Parashat Vayiqra/Shabbat Zakhor

Torah Sparks

Parashat Vayiqra/Shabbat Zakhor
Leviticus 1:1 – 5:26

In our time it seems that it is impossible to begin considering this book of the Torah without acknowledging its unappealing subject matter, the religious system of animal sacrifices. We recoil from the idea that holiness is connected with the mess of animal entrails and burning fat. After the destruction of the Temple in 70 CE we abandoned these rites. Thus, while Judaism incorporated extensive rituals and liturgies that reflect the sacrificial system, and that mourn the loss of the Temple, it nevertheless, through the courage and creativity of the Rabbis and others, developed and flourished without those sacrifices.

So the Torah’s central preoccupation with sacrifices is puzzling not only from our alienated, modernist perspective, but also in light of the glorious tradition that Judaism has developed without them.

What shall we make of the Torah’s concern? Sometimes it possible to better appreciate a problematic phenomenon when one delves more fully into the background of the phenomenon itself. It is almost as if one gambles that, by enhancing the acuteness of the problem, that some new understanding may emerge.

So, with that hope, I wish to exacerbate the question of the Torah’s embrace of sacrifices by placing it within the context set up by the Torah itself. The book of Leviticus opens with the marvelous statement: “And He called out to Moses, and the Eternal spoke to him from the Tent of meeting…” (Lev. 1:1)

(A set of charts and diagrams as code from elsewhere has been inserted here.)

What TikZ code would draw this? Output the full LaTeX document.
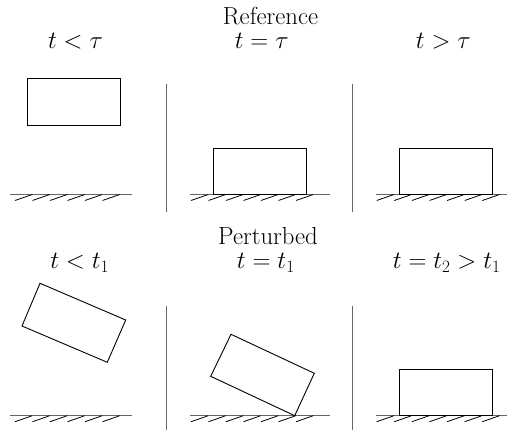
\documentclass[tikz,border=0pt]{standalone}
\begin{document}
\begin{tikzpicture}[x=1pt,y=-1pt,
  block/.style={draw=black,line width=0.9pt},
  ground/.style={draw=black!60,line width=1.1pt},
  hatch/.style={draw=black,line width=0.8pt},
  sep/.style={draw=black!60,line width=1.1pt},
  lbl/.style={anchor=base,inner sep=0pt,font=\fontsize{24.7}{29}\selectfont},
  mlbl/.style={anchor=base,inner sep=0pt,font=\fontsize{26.5}{31}\selectfont}]
\useasboundingbox (0,0) rectangle (507,430);
\clip (0,0) rectangle (507,430);
% titles
\node[lbl] (ref) at (270.5,25) {Reference};
\node[mlbl] (a1) at (75.5,48.5) {$t<\tau$};
\node[mlbl] (a2) at (261.7,48.5) {$t=\tau$};
\node[mlbl] (a3) at (443.3,48.5) {$t>\tau$};
\node[lbl] (per) at (268,245) {Perturbed};
\node[mlbl] (b1) at (79.7,269) {$t<t_1$};
\node[mlbl] (b2) at (265.8,269) {$t=t_1$};
\node[mlbl] (b3) at (446.7,269) {$t=t_2>t_1$};
% separators
\draw[sep] (166.7,84.3) -- (166.7,211.7);
\draw[sep] (352.7,84.3) -- (352.7,211.7);
\draw[sep] (166.7,305.7) -- (166.7,433);
\draw[sep] (352.7,305.7) -- (352.7,433);
% grounds
\foreach \gy in {194.5,415.7}{
  \draw[ground] (10,\gy) -- (131.7,\gy);
  \foreach \i in {0,...,5} \draw[hatch] (15+17.5*\i,\gy+6) -- ++(17.3,-6);
  \draw[ground] (190,\gy) -- (330,\gy);
  \foreach \i in {0,...,6} \draw[hatch] (191+17.5*\i,\gy+6) -- ++(17.3,-6);
  \draw[ground] (376,\gy) -- (507,\gy);
  \foreach \i in {0,...,6} \draw[hatch] (376.7+17.6*\i,\gy+6) -- ++(17.3,-6);
}
% top row blocks
\draw[block] (27,78.3) rectangle (120.3,125);
\draw[block] (213.3,148) rectangle (306.3,194.5);
\draw[block] (399.3,148) rectangle (492.7,194.5);
% bottom row blocks
\draw[block] (40,283.3) -- (125.7,320) -- (107.3,362.3) -- (22,326) -- cycle;
\draw[block] (231,334.3) -- (314.3,373.3) -- (294.7,415.7) -- (210.7,376.3) -- cycle;
\draw[block] (399.3,369.3) rectangle (492.7,415.7);
\end{tikzpicture}
\end{document}
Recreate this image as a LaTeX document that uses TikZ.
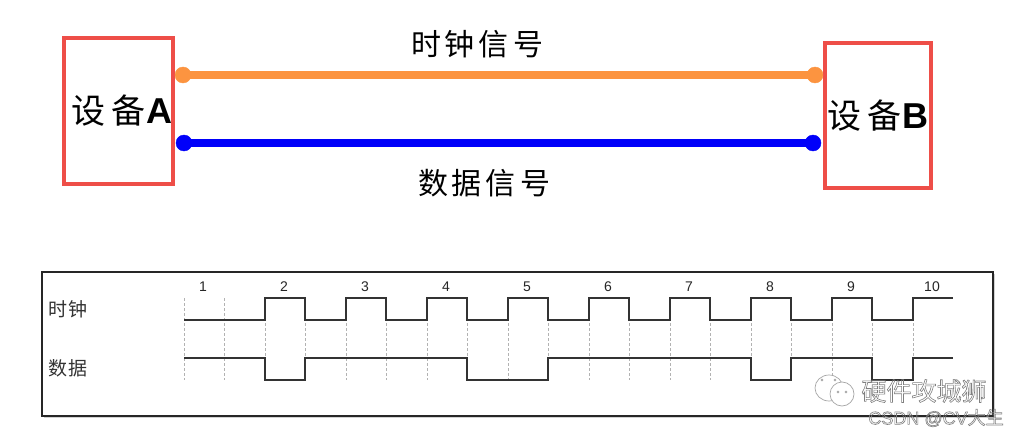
\documentclass[tikz,border=0pt]{standalone}
\usepackage{fontspec}
\setmainfont{Liberation Sans}
\newfontfamily\cjk{Noto Sans CJK SC}
\usetikzlibrary{shadows}
\definecolor{boxred}{RGB}{238,78,72}
\definecolor{clkorange}{RGB}{252,148,64}
\definecolor{datablue}{RGB}{0,0,250}
\definecolor{markgray}{RGB}{128,128,128}
\newcommand{\outlined}[1]{\special{pdf:code q 1 Tr 0.6 w}#1\special{pdf:code 0 Tr Q}}
\tikzset{
  devbox/.style={draw=boxred, line width=4pt, inner sep=0pt, font=\fontsize{34}{34}\cjk},
  siglabel/.style={font=\fontsize{30}{30}\cjk},
  rowlabel/.style={font=\fontsize{19}{19}\cjk, text=black!80},
  numlabel/.style={font=\fontsize{14}{14}\selectfont, text=black!85},
  wave/.style={black!80, line width=1.4pt, line join=miter},
  tickline/.style={gray!60, densely dashed, line width=0.8pt},
  wmtext/.style={markgray, font=\fontsize{25}{25}\cjk}
}
\begin{document}
\begin{tikzpicture}[x=1pt, y=-1pt]
    \useasboundingbox (0,0) rectangle (1018,436);
    \fill[white] (0,0) rectangle (1018,436);

    \node[devbox, minimum width=109pt, minimum height=146pt] (devA) at (118.5,111) {\hspace{7pt}设\hspace{6pt}备\hspace{1pt}{\fontsize{36}{36}\bfseries\fontspec{Liberation Sans}A}};
    \node[devbox, minimum width=106pt, minimum height=145pt] (devB) at (878,115.5) {设\hspace{6pt}备\hspace{1pt}{\fontsize{36}{36}\bfseries\fontspec{Liberation Sans}B}};

    \coordinate (clkA) at (183,75);
    \coordinate (clkB) at (815,75);
    \coordinate (datA) at (184,143);
    \coordinate (datB) at (813,143);

    \draw[clkorange, line width=8pt] (clkA) -- (clkB);
    \draw[datablue, line width=8pt] (datA) -- (datB);
    \filldraw[clkorange] (clkA) circle (8pt);
    \filldraw[clkorange] (clkB) circle (8pt);
    \filldraw[datablue] (datA) circle (8pt);
    \filldraw[datablue] (datB) circle (8pt);

    \node[siglabel] (clkname) at (477,44) {时\hspace{4pt}钟\hspace{4pt}信\hspace{4pt}号};
    \node[siglabel] (datname) at (484,183) {数\hspace{4pt}据\hspace{4pt}信\hspace{4pt}号};

    \node[draw=black!85, line width=2pt, fill=white, inner sep=0pt, minimum width=951pt, minimum height=144pt,
          drop shadow={shadow xshift=2pt, shadow yshift=-2pt, opacity=0.35, fill=gray}] (frame) at (517.5,344) {};

    \node[rowlabel] (clkrow) at (68,309) {时\hspace{2pt}钟};
    \node[rowlabel] (datrow) at (68,368) {数\hspace{2pt}据};

    % dashed ticks
    \foreach \i in {0,...,18}
        \draw[tickline] (184+\i*40.5,298) -- (184+\i*40.5,380);

    % numbers
    \foreach \i in {1,...,10}
        \node[numlabel] (num\i) at (203+\i*81-81,287) {\i};

    % clock
    \draw[wave] (184,320) -- (265,320) -- (265,298) -- (305,298) -- (305,320) -- (346,320) -- (346,298)
        -- (386,298) -- (386,320) -- (427,320) -- (427,298) -- (467,298) -- (467,320) -- (508,320) -- (508,298)
        -- (548,298) -- (548,320) -- (589,320) -- (589,298) -- (629,298) -- (629,320) -- (670,320) -- (670,298)
        -- (710,298) -- (710,320) -- (751,320) -- (751,298) -- (791,298) -- (791,320) -- (832,320) -- (832,298)
        -- (872,298) -- (872,320) -- (913,320) -- (913,298) -- (953,298);

    % data
    \draw[wave] (184,358) -- (265,358) -- (265,380) -- (305,380) -- (305,358) -- (467,358) -- (467,380)
        -- (548,380) -- (548,358) -- (751,358) -- (751,380) -- (791,380) -- (791,358) -- (872,358)
        -- (872,380) -- (913,380) -- (913,358) -- (953,358);

    % watermark
    \draw[gray!70, fill=white, line width=0.7pt] (829,388) ellipse (14pt and 13pt);
    \draw[gray!70, fill=white, line width=0.7pt] (842,394) ellipse (12pt and 12pt);
    \filldraw[gray!70] (838,392) circle (1.2pt);
    \filldraw[gray!70] (846,392) circle (1.2pt);
    \filldraw[gray!70] (822,380) circle (1.2pt);
    \filldraw[gray!70] (835,380) circle (1.2pt);
    \node[wmtext] (wmark) at (924,391) {\outlined{硬件攻城狮}};
    \node[wmtext, font=\fontsize{18}{18}\selectfont, inner sep=0pt] (csdn) at (936,418) {\outlined{CSDN @CV{\cjk 大生}}};
\end{tikzpicture}
\end{document}
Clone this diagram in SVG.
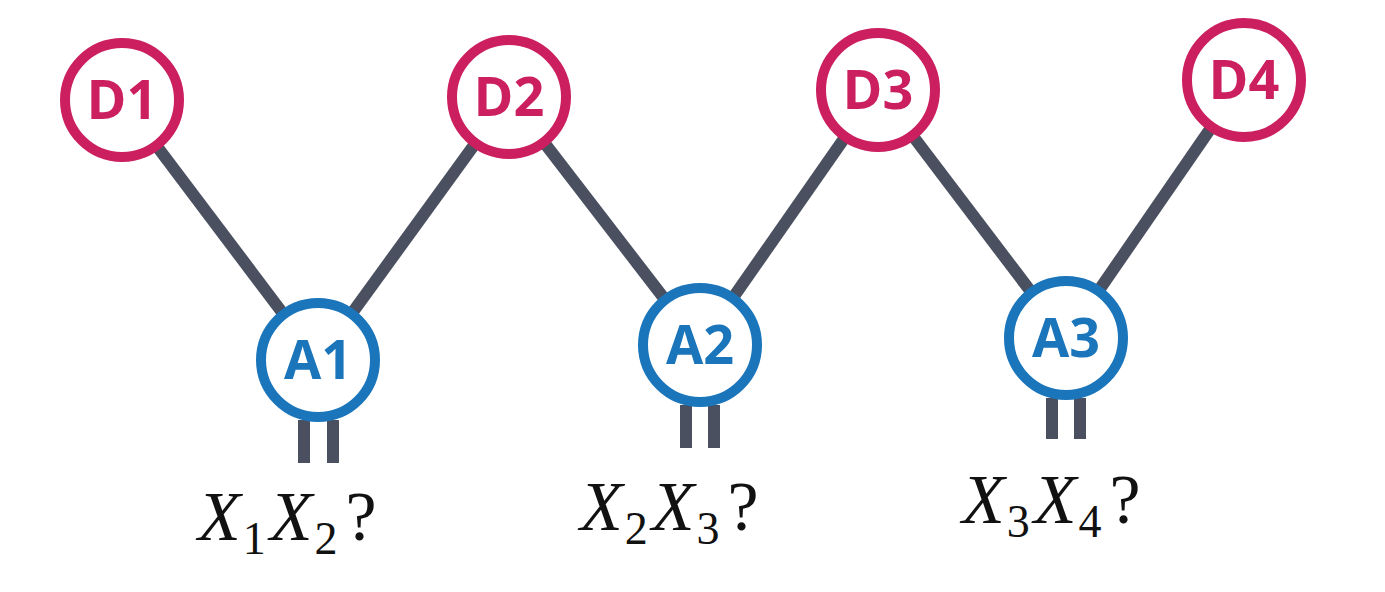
<svg xmlns="http://www.w3.org/2000/svg" width="1385" height="592" viewBox="0 0 1385 592">
<style>
.d{fill:#fff;stroke:#cc1f5f;stroke-width:10}
.a{fill:#fff;stroke:#1a75bb;stroke-width:10}
.dt{fill:#cc1f5f;font:bold 54px "Open Sans",sans-serif;text-anchor:middle}
.at{fill:#1a75bb;font:bold 54px "Open Sans",sans-serif;text-anchor:middle}
.c line{stroke:#4a5060;stroke-width:12}
.m{font:italic 70px "Liberation Serif",serif;fill:#111}
.s{font-size:46px;font-style:normal}
</style>
<rect width="1385" height="592" fill="#fff"/>
<g class="c" id="connectors">
<line x1="122" y1="100" x2="318" y2="360"/><line x1="509" y1="97" x2="318" y2="360"/>
<line x1="509" y1="97" x2="700" y2="345"/><line x1="878" y1="90" x2="700" y2="345"/>
<line x1="878" y1="90" x2="1066" y2="338"/><line x1="1244" y1="80" x2="1066" y2="338"/>
<line x1="304" y1="420" x2="304" y2="463"/><line x1="333" y1="420" x2="333" y2="463"/>
<line x1="686" y1="405" x2="686" y2="448"/><line x1="714" y1="405" x2="714" y2="448"/>
<line x1="1052" y1="398" x2="1052" y2="439"/><line x1="1080" y1="398" x2="1080" y2="439"/>
</g>
<g id="D1"><circle class="d" cx="122" cy="100" r="57"/><text class="dt" x="122" y="119">D1</text></g>
<g id="D2"><circle class="d" cx="509" cy="97" r="57"/><text class="dt" x="509" y="116">D2</text></g>
<g id="D3"><circle class="d" cx="878" cy="90" r="57"/><text class="dt" x="878" y="109">D3</text></g>
<g id="D4"><circle class="d" cx="1244" cy="80" r="57"/><text class="dt" x="1244" y="99">D4</text></g>
<g id="A1"><circle class="a" cx="318" cy="360" r="57"/><text class="at" x="318" y="379">A1</text></g>
<g id="A2"><circle class="a" cx="700" cy="345" r="57"/><text class="at" x="700" y="364">A2</text></g>
<g id="A3"><circle class="a" cx="1066" cy="338" r="57"/><text class="at" x="1066" y="357">A3</text></g>
<text class="m" x="198" y="540">X<tspan class="s" dx="2" dy="14">1</tspan><tspan dx="4" dy="-14">X</tspan><tspan class="s" dx="2" dy="14">2</tspan><tspan dx="8" dy="-14" font-style="normal">?</tspan></text>
<text class="m" x="580" y="530">X<tspan class="s" dx="2" dy="14">2</tspan><tspan dx="4" dy="-14">X</tspan><tspan class="s" dx="2" dy="14">3</tspan><tspan dx="8" dy="-14" font-style="normal">?</tspan></text>
<text class="m" x="962" y="523">X<tspan class="s" dx="2" dy="14">3</tspan><tspan dx="4" dy="-14">X</tspan><tspan class="s" dx="2" dy="14">4</tspan><tspan dx="8" dy="-14" font-style="normal">?</tspan></text>
</svg>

The Mishkan is called here the “Tent of Meeting.” This is because, as God had promised numerous times when ordering the construction of the sanctuary, it was to be the place where God and Moses would meet. God would speak with Moses from the empty space between the outstretched wings of the cherubim that stood upon the Ark of the Covenant.

The image we conjure is one of mystic communion. The spiritual revelation would be experienced by Moses in the mysterious chamber of the Holy of Holies. At the very beginning of this Book of Sacrifices, the Torah tells us that she is very aware of the possibility of a religious encounter with God that needs no physical ritual, let alone a ritual of blood-letting and the burning of flesh. It is specifically in counterpoint to this image and this possibility that the Torah begins its long catalogue of sacrificial rites.

The Torah knows a religious path without sacrifices. Nevertheless, or, perhaps, precisely because it knows of that path, it insists – in the most material and even gross way – that we are required to serve God by means of blood and guts. By immediately following up on the image of God calling out to Moses with God’s instruction to Moses to teach the sacrificial system, the Torah may be saying that Moses’ way of disembodied communion with God is a great ideal, but it is too often unattainable, and is in principle not a sustainable model, for an entire people.

Our tradition has developed for two thousand years without the rituals of animal sacrifice. But it has always emphasized the requirement to accept the messiness of life and, instead of avoiding it, to take that messiness and sanctify it. The Torah’s mandate for sacrifices may serve to remind us always of the spiritual necessity to get our hands dirty.